1885AT&T Incorporated

The American Telephone and Telegraph Company is incorporated in New York State as the subsidiary of American Bell Telephone. Eventually the companies would “merge” and thus AT&T was born.

1947 – The first closed-circuit broadcast of a surgical operation showed procedures to observers in classrooms at Johns Hopkins University.

1954 – The Westinghouse H840CK15 went on sale in the New York area. It is generally agreed to be the first production television receiver using NTSC color offered to the public. Only 30 sets were sold at $1,295 a pop.

1956MIT’s Forrester Receives Patent on “Core” Memory

Jay Forrester at MIT is awarded a patent for his coincident current magnetic core memory.
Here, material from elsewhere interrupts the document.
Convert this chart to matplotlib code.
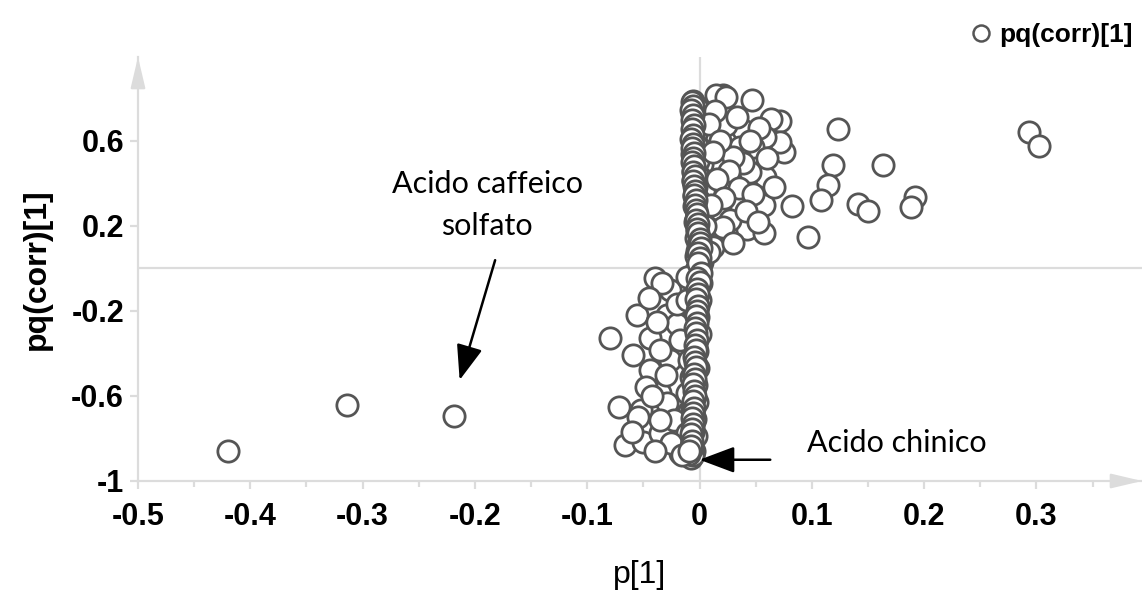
import numpy as np
import matplotlib.pyplot as plt
from matplotlib.lines import Line2D

# S-plot loadings
# far outliers
p_out = [-0.420, -0.314, -0.219, 0.293, 0.302]
pq_out = [-0.860, -0.643, -0.694, 0.642, 0.575]

# positive side, spread out
p_pos = [0.123, 0.119, 0.163, 0.114, 0.108, 0.141, 0.150, 0.192, 0.188, 0.097, 0.082,
         0.021, 0.015, 0.024, 0.047, 0.072, 0.064, 0.075, 0.072, 0.058, 0.039, 0.048,
         0.036, 0.024, 0.033, 0.058, 0.045, 0.039, 0.030, 0.057, 0.066, 0.030, 0.018,
         0.042, 0.057, 0.027, 0.021, 0.012, 0.000, 0.008,
         0.014, 0.008, 0.018, 0.012, 0.026, 0.016, 0.035, 0.048, 0.022, 0.041, 0.010,
         0.030, 0.005, 0.052, 0.060, 0.053, 0.045]
pq_pos = [0.658, 0.489, 0.486, 0.392, 0.321, 0.301, 0.269, 0.337, 0.287, 0.146, 0.293,
          0.815, 0.815, 0.807, 0.795, 0.696, 0.705, 0.548, 0.595, 0.619, 0.650, 0.572,
          0.572, 0.674, 0.713, 0.431, 0.454, 0.494, 0.525, 0.298, 0.384, 0.306, 0.274,
          0.188, 0.165, 0.227, 0.196, 0.102, 0.008, 0.078,
          0.740, 0.680, 0.600, 0.550, 0.460, 0.420, 0.380, 0.350, 0.330, 0.270, 0.300,
          0.120, 0.200, 0.220, 0.520, 0.660, 0.600]

# negative side, spread out
p_neg = [-0.080, -0.056, -0.059, -0.044, -0.044, -0.029, -0.026, -0.072, -0.052, -0.066,
         -0.050, -0.035, -0.017, -0.011, -0.003, -0.011, -0.020, -0.017, -0.026, -0.035,
         -0.029, -0.023, -0.035, -0.011, -0.009, -0.006, -0.011, -0.035, -0.020, -0.011,
         -0.040, -0.033, -0.045, -0.038, -0.048, -0.042, -0.055, -0.030, -0.025, -0.040,
         -0.060, -0.016]
pq_neg = [-0.329, -0.220, -0.408, -0.329, -0.478, -0.220, -0.102, -0.651, -0.666, -0.831,
          -0.815, -0.776, -0.870, -0.839, -0.008, -0.039, -0.259, -0.337, -0.431, -0.588,
          -0.635, -0.713, -0.713, -0.588, -0.431, -0.745, -0.776, -0.384, -0.165, -0.149,
          -0.045, -0.070, -0.140, -0.250, -0.560, -0.600, -0.700, -0.500, -0.820, -0.860,
          -0.770, -0.878]

# dense band near p = 0 (heavily overlapping circles)
p_band = [-0.004, 0.002, -0.006, 0.000, -0.003, 0.003, -0.005, 0.001, -0.004, 0.002,
          -0.006, 0.000, -0.003, 0.004, -0.005, 0.001, -0.002, 0.003, -0.004, 0.002,
          -0.001, 0.004, 0.000, -0.003, 0.002,
          -0.002, 0.001, -0.004, 0.000, -0.006, -0.001, -0.005, 0.000, -0.007, -0.002,
          -0.006, -0.001, -0.008, -0.003, -0.007, -0.002, -0.009, -0.004, -0.008, -0.003,
          -0.010, -0.005, -0.008, -0.006,
          -0.006, -0.002, -0.007, -0.001, -0.005, -0.003, -0.006, -0.002, -0.007, -0.001,
          -0.005, -0.002, -0.006, -0.003, -0.004, -0.001, -0.005, -0.002, -0.003, -0.001,
          -0.002, -0.003, -0.001, -0.002,
          -0.003, -0.001, -0.004, -0.002, -0.005, -0.003, -0.006, -0.004, -0.005, -0.003,
          -0.007, -0.004, -0.006, -0.005, -0.008, -0.005, -0.007, -0.006, -0.009, -0.006,
          -0.008, -0.007, -0.009]
pq_band = [0.77, 0.74, 0.71, 0.68, 0.65, 0.62, 0.59, 0.56, 0.52, 0.49,
           0.46, 0.43, 0.40, 0.37, 0.34, 0.31, 0.28, 0.25, 0.22, 0.19,
           0.16, 0.13, 0.10, 0.06, 0.03,
           -0.03, -0.07, -0.11, -0.15, -0.19, -0.23, -0.27, -0.31, -0.35, -0.39,
           -0.43, -0.47, -0.51, -0.55, -0.59, -0.63, -0.67, -0.71, -0.75, -0.79,
           -0.83, -0.86, -0.89, -0.88,
           0.79, 0.755, 0.725, 0.695, 0.665, 0.635, 0.605, 0.575, 0.54, 0.505,
           0.475, 0.445, 0.415, 0.385, 0.355, 0.325, 0.295, 0.265, 0.235, 0.205,
           0.175, 0.145, 0.115, 0.08,
           -0.01, -0.05, -0.09, -0.13, -0.17, -0.21, -0.25, -0.29, -0.33, -0.37,
           -0.41, -0.45, -0.49, -0.53, -0.57, -0.61, -0.65, -0.69, -0.73, -0.77,
           -0.81, -0.845, -0.875]

# inner core of the band, drawn on top so the stacked edges form a dark streak
p_core = [-0.007, -0.006, -0.008, -0.006, -0.007, -0.005, -0.007, -0.006, -0.008, -0.006,
          -0.007, -0.005, -0.006, -0.007, -0.005, -0.006, -0.004, -0.006, -0.005, -0.004,
          -0.005, -0.003, -0.004, -0.003, -0.002, -0.003, -0.001, -0.002, -0.001, 0.000,
          0.000, 0.001, -0.001, 0.000, -0.001, 0.001, -0.002, 0.000, -0.002, -0.001,
          -0.003, -0.001, -0.002, -0.003, -0.002, -0.004, -0.003, -0.002, -0.004, -0.003,
          -0.005, -0.004, -0.003, -0.005, -0.004, -0.006, -0.005, -0.004, -0.006, -0.005,
          -0.006, -0.007, -0.006, -0.007, -0.008, -0.007, -0.008, -0.009]
pq_core = [0.785, 0.765, 0.745, 0.72, 0.70, 0.675, 0.655, 0.63, 0.61, 0.585,
           0.565, 0.545, 0.52, 0.50, 0.48, 0.455, 0.435, 0.41, 0.39, 0.365,
           0.345, 0.32, 0.30, 0.275, 0.255, 0.23, 0.21, 0.185, 0.165, 0.14,
           0.12, 0.095, 0.075, 0.05, 0.025, -0.02, -0.045, -0.065, -0.095, -0.12,
           -0.145, -0.175, -0.20, -0.225, -0.255, -0.28, -0.305, -0.335, -0.36, -0.385,
           -0.415, -0.44, -0.465, -0.495, -0.52, -0.545, -0.575, -0.60, -0.625, -0.655,
           -0.68, -0.705, -0.73, -0.755, -0.78, -0.81, -0.835, -0.86]

x_ticks = [-0.5, -0.4, -0.3, -0.2, -0.1, 0, 0.1, 0.2, 0.3]
x_ticklabels = ['-0.5', '-0.4', '-0.3', '-0.2', '-0.1', '0', '0.1', '0.2', '0.3']
x_minor = [-0.45, -0.35, -0.25, -0.15, -0.05, 0.05, 0.15, 0.25, 0.35]
y_ticks = [-1, -0.6, -0.2, 0.2, 0.6]
y_ticklabels = ['-1', '-0.6', '-0.2', '0.2', '0.6']

p = np.array(p_band + p_neg + p_pos + p_out + p_core)
pq = np.array(pq_band + pq_neg + pq_pos + pq_out + pq_core)

grey = '#dcdcdc'
ring = '#555555'
plt.rcParams['font.family'] = ['Liberation Sans', 'DejaVu Sans']

fig = plt.figure(figsize=(11.42, 5.94), dpi=100)
ax = fig.add_axes([138 / 1142, 113 / 594, 1004 / 1142, 424 / 594])

ax.axhline(0, color=grey, lw=1.6, zorder=1)
ax.axvline(0, color=grey, lw=1.6, zorder=1)
ax.scatter(p, pq, s=235, facecolors='white', edgecolors=ring, linewidths=2.0, zorder=3)

ax.set_xlim(-0.5, 0.394)
ax.set_ylim(-1, 0.995)

for s in ['top', 'right']:
    ax.spines[s].set_visible(False)
for s in ['left', 'bottom']:
    ax.spines[s].set_color(grey)
    ax.spines[s].set_linewidth(1.6)

# arrow heads at the ends of the axes
head = dict(arrowstyle='-|>,head_length=1.9,head_width=0.45', color=grey, lw=1.6,
            mutation_scale=10, shrinkA=0, shrinkB=0)
ax.annotate('', xy=(1, 0), xytext=(0.97, 0), xycoords='axes fraction', arrowprops=head)
ax.annotate('', xy=(0, 1), xytext=(0, 0.95), xycoords='axes fraction', arrowprops=head)

ax.set_xticks(x_ticks)
ax.set_xticklabels(x_ticklabels)
ax.set_xticks(x_minor, minor=True)
ax.set_yticks(y_ticks)
ax.set_yticklabels(y_ticklabels)
ax.tick_params(axis='both', which='major', color=grey, width=1.6, length=6,
               labelsize=22, pad=4)
ax.tick_params(axis='x', which='major', pad=9)
ax.tick_params(axis='x', which='minor', color=grey, width=1.6, length=4)
for lab in ax.get_xticklabels() + ax.get_yticklabels():
    lab.set_fontweight('bold')

ax.set_xlabel('p[1]', fontsize=23, labelpad=20)
ax.set_ylabel('pq(corr)[1]', fontsize=23, fontweight='bold', labelpad=14)

# annotations
note_font = ['Lato', 'DejaVu Sans']
arrow_kw = dict(arrowstyle='-|>,head_length=1.2,head_width=0.45', color='black',
                lw=1.8, mutation_scale=18, shrinkA=0, shrinkB=0)
ax.annotate('', xy=(-0.2136, -0.525), xytext=(-0.182, 0.039), arrowprops=arrow_kw)
ax.text(-0.189, 0.30, 'Acido caffeico\nsolfato', ha='center', va='center',
        multialignment='center', fontsize=22, family=note_font, linespacing=1.6)
ax.annotate('', xy=(0.0, -0.90), xytext=(0.063, -0.90), arrowprops=arrow_kw)
ax.text(0.176, -0.82, 'Acido chinico', ha='center', va='center',
        fontsize=22, family=note_font)

handle = Line2D([], [], ls='none', marker='o', markersize=11.5, markerfacecolor='white',
                markeredgecolor=ring, markeredgewidth=1.8)
fig.legend([handle], ['pq(corr)[1]'], loc='center right',
           bbox_to_anchor=(1133 / 1142, 1 - 35 / 594), frameon=False,
           prop=dict(size=19, weight='bold'), handletextpad=0.2, borderpad=0,
           borderaxespad=0, handlelength=1.0)

plt.savefig('out.png', dpi=100)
Forrester’s invention, given Patent No. 2,736,880 for a “multicoordinate digital information storage device,” became the standard memory device for digital computers until supplanted by solid state (semiconductor) RAM in the mid-1970s.
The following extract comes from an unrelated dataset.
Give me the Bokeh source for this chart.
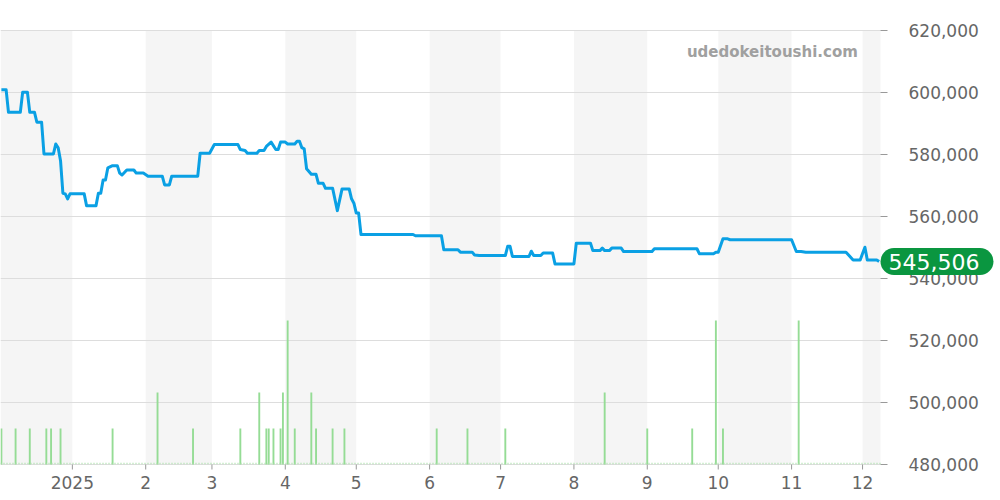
from datetime import datetime
import math
import pandas as pd
from bokeh.plotting import figure
from bokeh.models import (Range1d, FixedTicker, BoxAnnotation, Label, ColumnDataSource)
from bokeh.core.properties import value
from bokeh.embed import file_html
from bokeh.resources import INLINE

# ---------------- data ----------------
price_dates = [
    "2024-12-02", "2024-12-04", "2024-12-05", "2024-12-10", "2024-12-11", "2024-12-13",
    "2024-12-14", "2024-12-16", "2024-12-17", "2024-12-19", "2024-12-20", "2024-12-24",
    "2024-12-25", "2024-12-26", "2024-12-27", "2024-12-28", "2024-12-29", "2024-12-30",
    "2024-12-31", "2025-01-06", "2025-01-07", "2025-01-11", "2025-01-12", "2025-01-13",
    "2025-01-14", "2025-01-15", "2025-01-16", "2025-01-18", "2025-01-20", "2025-01-21",
    "2025-01-22", "2025-01-24", "2025-01-27", "2025-01-28", "2025-01-31", "2025-02-02",
    "2025-02-08", "2025-02-09", "2025-02-11", "2025-02-12", "2025-02-23", "2025-02-24",
    "2025-02-28", "2025-03-02", "2025-03-12", "2025-03-13", "2025-03-15", "2025-03-16",
    "2025-03-20", "2025-03-21", "2025-03-23", "2025-03-24", "2025-03-26", "2025-03-28",
    "2025-03-29", "2025-03-30", "2025-04-01", "2025-04-02", "2025-04-05", "2025-04-06",
    "2025-04-07", "2025-04-08", "2025-04-09", "2025-04-10", "2025-04-12", "2025-04-14",
    "2025-04-15", "2025-04-17", "2025-04-18", "2025-04-21", "2025-04-23", "2025-04-25",
    "2025-04-28", "2025-04-29", "2025-04-30", "2025-05-01", "2025-05-02", "2025-05-03",
    "2025-05-25", "2025-05-26", "2025-06-06", "2025-06-07", "2025-06-13", "2025-06-14",
    "2025-06-19", "2025-06-20", "2025-06-22", "2025-07-03", "2025-07-04", "2025-07-05",
    "2025-07-06", "2025-07-13", "2025-07-14", "2025-07-15", "2025-07-18", "2025-07-19",
    "2025-07-23", "2025-07-24", "2025-08-01", "2025-08-02", "2025-08-08", "2025-08-09",
    "2025-08-12", "2025-08-13", "2025-08-14", "2025-08-16", "2025-08-17", "2025-08-21",
    "2025-08-22", "2025-09-03", "2025-09-04", "2025-09-22", "2025-09-23", "2025-09-29",
    "2025-09-30", "2025-10-01", "2025-10-03", "2025-10-05", "2025-10-06", "2025-11-01",
    "2025-11-03", "2025-11-05", "2025-11-07", "2025-11-24", "2025-11-27", "2025-11-30",
    "2025-12-02", "2025-12-03", "2025-12-07", "2025-12-08",
]
price_values = [
    600900, 600900, 593600, 593600, 600100, 600100,
    593600, 593600, 590400, 590400, 580200, 580200,
    583400, 582200, 578000, 567500, 567300, 565700,
    567300, 567300, 563500, 563500, 567500, 567500,
    571800, 571800, 575700, 576400, 576400, 574000,
    573400, 575000, 575000, 574000, 574000, 573000,
    573000, 570200, 570200, 573000, 573000, 580400,
    580400, 583200, 583200, 581600, 581300, 580400,
    580400, 581300, 581300, 582600, 584000, 581600,
    581600, 584000, 584000, 583400, 583400, 584300,
    584300, 582200, 581800, 575400, 573600, 573600,
    570700, 570700, 569100, 569100, 561900, 568900,
    568900, 565700, 564300, 561100, 561100, 554200,
    554200, 553800, 553800, 549300, 549300, 548500,
    548500, 547600, 547400, 547400, 550400, 550400,
    547100, 547100, 548800, 547400, 547400, 548200,
    548200, 544700, 544700, 551400, 551400, 549000,
    549000, 549800, 549000, 549000, 549800, 549800,
    548700, 548700, 549600, 549600, 548000, 548000,
    548500, 548500, 552800, 552800, 552500, 552500,
    548700, 548700, 548500, 548500, 546000, 546000,
    550100, 546000, 546000, 545506,
]

volume_dates = [
    "2024-12-02", "2024-12-08", "2024-12-14", "2024-12-21", "2024-12-23", "2024-12-27",
    "2025-01-18", "2025-02-06", "2025-02-21", "2025-03-13", "2025-03-21", "2025-03-24",
    "2025-03-25", "2025-03-27", "2025-03-30", "2025-03-31", "2025-04-02", "2025-04-05",
    "2025-04-12", "2025-04-14", "2025-04-21", "2025-04-26", "2025-06-04", "2025-06-17",
    "2025-07-03", "2025-08-14", "2025-09-01", "2025-09-20", "2025-09-30", "2025-10-03",
    "2025-11-04",
]
volume_values = [
    1, 1, 1, 1, 1, 1,
    1, 2, 1, 1, 2, 1,
    1, 1, 1, 2, 4, 1,
    2, 1, 1, 1, 1, 1,
    1, 2, 1, 1, 4, 1,
    4,
]

month_ticks = ["2025-01-01", "2025-02-01", "2025-03-01", "2025-04-01", "2025-05-01",
               "2025-06-01", "2025-07-01", "2025-08-01", "2025-09-01", "2025-10-01",
               "2025-11-01", "2025-12-01"]
month_labels = ["2025", "2", "3", "4", "5", "6", "7", "8", "9", "10", "11", "12"]

shaded_months = [("2024-12-01", "2025-01-01"), ("2025-02-01", "2025-03-01"),
                 ("2025-04-01", "2025-05-01"), ("2025-06-01", "2025-07-01"),
                 ("2025-08-01", "2025-09-01"), ("2025-10-01", "2025-11-01"),
                 ("2025-12-01", "2026-01-01")]

y_ticks = [480000, 500000, 520000, 540000, 560000, 580000, 600000, 620000]
last_value = price_values[-1]
watermark = "udedokeitoushi.com"

# ---------------- layout helpers ----------------
FONT = "DejaVu Sans"
W, H = 1000, 500
PLOT_RIGHT = 880          # pixel where the data area ends; y labels sit to its right
PLOT_TOP, PLOT_BOTTOM = 30, 464
FRAME_BOTTOM = 474        # frame extends a little below data area so y labels aren't cut

x_start = pd.Timestamp(datetime(2024, 12, 1, 15))
x_end = pd.Timestamp(datetime(2025, 12, 8, 14))
x_full_end = x_start + (x_end - x_start) * (W / PLOT_RIGHT)

y_lo, y_hi = min(y_ticks), max(y_ticks)
upp = (y_hi - y_lo) / (PLOT_BOTTOM - PLOT_TOP)          # units per pixel
y_range = Range1d(y_lo - (FRAME_BOTTOM - PLOT_BOTTOM) * upp, y_hi + PLOT_TOP * upp)
v_top = 12.06
vpp = v_top / (PLOT_BOTTOM - PLOT_TOP)
vol_range = Range1d(-(FRAME_BOTTOM - PLOT_BOTTOM) * vpp, v_top + PLOT_TOP * vpp)

p = figure(width=W, height=H, x_axis_type="datetime", y_axis_location=None,
           output_backend="svg", toolbar_location=None,
           x_range=Range1d(x_start, x_full_end), y_range=y_range,
           min_border_left=0, min_border_top=0, min_border_right=0,
           min_border_bottom=H - FRAME_BOTTOM)
p.outline_line_color = None
p.background_fill_color = "white"
p.border_fill_color = "white"
p.grid.grid_line_color = None
p.extra_y_ranges = {"vol": vol_range}

# month bands
for a, b in shaded_months:
    p.add_layout(BoxAnnotation(left=max(pd.Timestamp(a), x_start),
                               right=min(pd.Timestamp(b), x_end),
                               top=y_hi, bottom=y_lo,
                               fill_color="black", fill_alpha=0.04, line_color=None,
                               level="underlay"))

# horizontal grid lines (only across data area)
p.segment(x0=[x_start] * len(y_ticks), x1=[x_end] * len(y_ticks), y0=y_ticks, y1=y_ticks,
          line_color="#dddddd", line_width=1)

# right-hand y ticks and labels
p.ray(x=[x_end] * len(y_ticks), y=y_ticks, length=7, length_units="screen", angle=0,
      line_color="#999999", line_width=1)
p.text(x=[x_end] * len(y_ticks), y=y_ticks, text=[f"{v:,}" for v in y_ticks],
       x_offset=28, text_align="left", text_baseline="middle",
       text_font=value(FONT), text_font_size="17px", text_color="#666666")

# x axis
tick_ts = [pd.Timestamp(t) for t in month_ticks]
tick_ms = [int(t.value // 10**6) for t in tick_ts]
p.ray(x=tick_ts, y=[y_lo] * len(tick_ts), length=5, length_units="screen",
      angle=-math.pi / 2, line_color="#999999", line_width=1)
p.xaxis.ticker = FixedTicker(ticks=tick_ms)
p.xaxis.major_label_overrides = {ms: lab for ms, lab in zip(tick_ms, month_labels)}
p.xaxis.axis_line_color = None
p.xaxis.major_tick_line_color = None
p.xaxis.major_tick_out = 0
p.xaxis.major_tick_in = 0
p.xaxis.minor_tick_line_color = None
p.xaxis.major_label_standoff = 1
p.xaxis.major_label_text_font = FONT
p.xaxis.major_label_text_font_size = "17px"
p.xaxis.major_label_text_color = "#666666"

# volume
vsrc = ColumnDataSource(dict(x=pd.to_datetime(volume_dates), top=volume_values))
p.vbar(x="x", top="top", bottom=0, width=0.8 * 86400000, source=vsrc, y_range_name="vol",
       fill_color="#95dc95", line_color=None)
p.line(x=[x_start, x_end], y=[0.03, 0.03], y_range_name="vol",
       line_color="#a8e0a8", line_width=1.5, line_dash="1 2")

# price
psrc = ColumnDataSource(dict(x=pd.to_datetime(price_dates), y=price_values))
p.line(x="x", y="y", source=psrc, line_color="#0aa0e4", line_width=3, line_join="round")

# watermark
p.add_layout(Label(x=pd.Timestamp("2025-11-29"), y=613000, text=watermark,
                   text_align="right", text_baseline="middle", text_font=FONT,
                   text_font_style="bold", text_font_size="15px", text_color="#a0a0a0"))

# last value label
p.add_layout(Label(x=x_end, y=last_value, text=f"{last_value:,}",
                   text_align="left", text_baseline="middle", text_font=FONT,
                   text_font_size="22px", text_color="white",
                   background_fill_color="#0a9640", background_fill_alpha=1.0,
                   border_radius=15, padding=dict(left=8, right=14, top=6, bottom=5)))

open("out.html", "w").write(file_html(p, INLINE))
1959 – Discoverer 1 was launched on a Thor-Agena A rocket and became the first man-made object ever put into a polar orbit.

1966Right to Privacy

With all these ways to listen in on a conversation, the FCC has to make a ruling to protect the rights of US citizens. They create the Right to Privacy act which bands evesdropping or direct and indirect use of radio – controlled devices.

2002Disney CEO Claims Apple Encourages Theft

Disney CEO Michael Eisner testifies at a Senate Commerce Committee hearing in Washington, D.C., on the protection of digital content from piracy. Eisner lobbies for sterner enforcement of copyright laws, claiming that Apple Computer advertisements for the iPod encourage copyright violation. “Rip. Mix. Burn. … they buy this computer.”

A little over 3 years later, Eisner was later replaced as CEO by Robert Iger, who quickly arranged the buyout of Pixar Animation Studios, of which Steve Jobs was CEO. This move made Steve Jobs Disney’s largest shareholder and a member of Disney’s board. I guess it’s a small world after all!

2017 – A typo in a command to take some servers offline for maintenance caused an outage in Amazon’s S3 service that took millions of websites offline.